The Borg acquire a time device.
The Borg place the time device in the sphere.
The Borg use the time device.
The time device is destroyed along with the sphere.
 
...No.

The destruction of the sphere would mean nothing. It would come after the building/launch of the sphere, after all. In every universe where the Borg gained access to the sphere, they would launch it to the past, and every launch would count towards changing the universe to the Collective's liking. Those times the mission failed, the 24th century Borg would simply see a world that needed changing, and would launch their freshly built one and only time machine to its first mission. The one time the mission succeeded, the 24th century Borg would see a world they liked, and would not launch the one and only time machine they had just built.

The Borg would only ever need one time machine for infinitely many time travel attempts. It would always be the same machine, and always only sent on a maiden voyage. For as many times as it took.

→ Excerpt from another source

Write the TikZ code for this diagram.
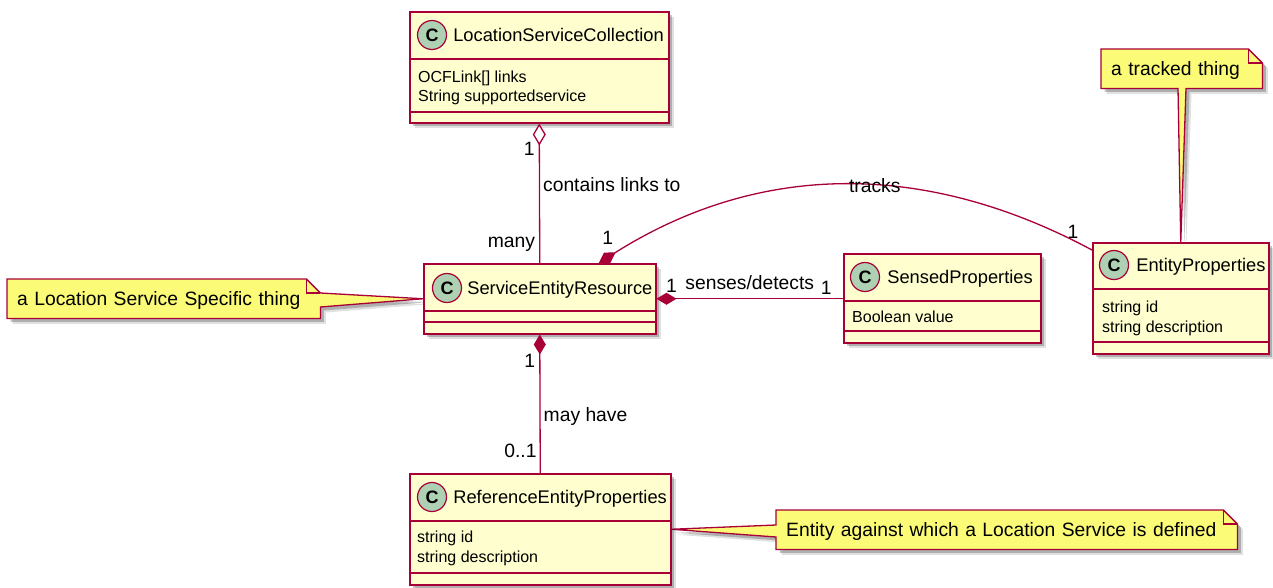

And no, there would be no need for a means of relaying information. The universe would simply either be in need of tampering, or then not. The Borg would not need to be aware whether they or somebody else had already engaged in tampering. They would just make the choice based on how the universe appealed to them.

Timo Saloniemi

Except that if you go by multiverse theory then the Borg aren't trying to (indeed, generally can't) alter their own timeline; all they can do is try to have other timelines develop in a manner more amenable to them.

Then again, if anyone was smart enough to time travel, check quantum signatures, and then figure out a way to get back into their timeline of origin, it would be the Borg. But then, that would be a predestination paradox. The Borg were in the past of the timeline because they were always in the past of the timeline.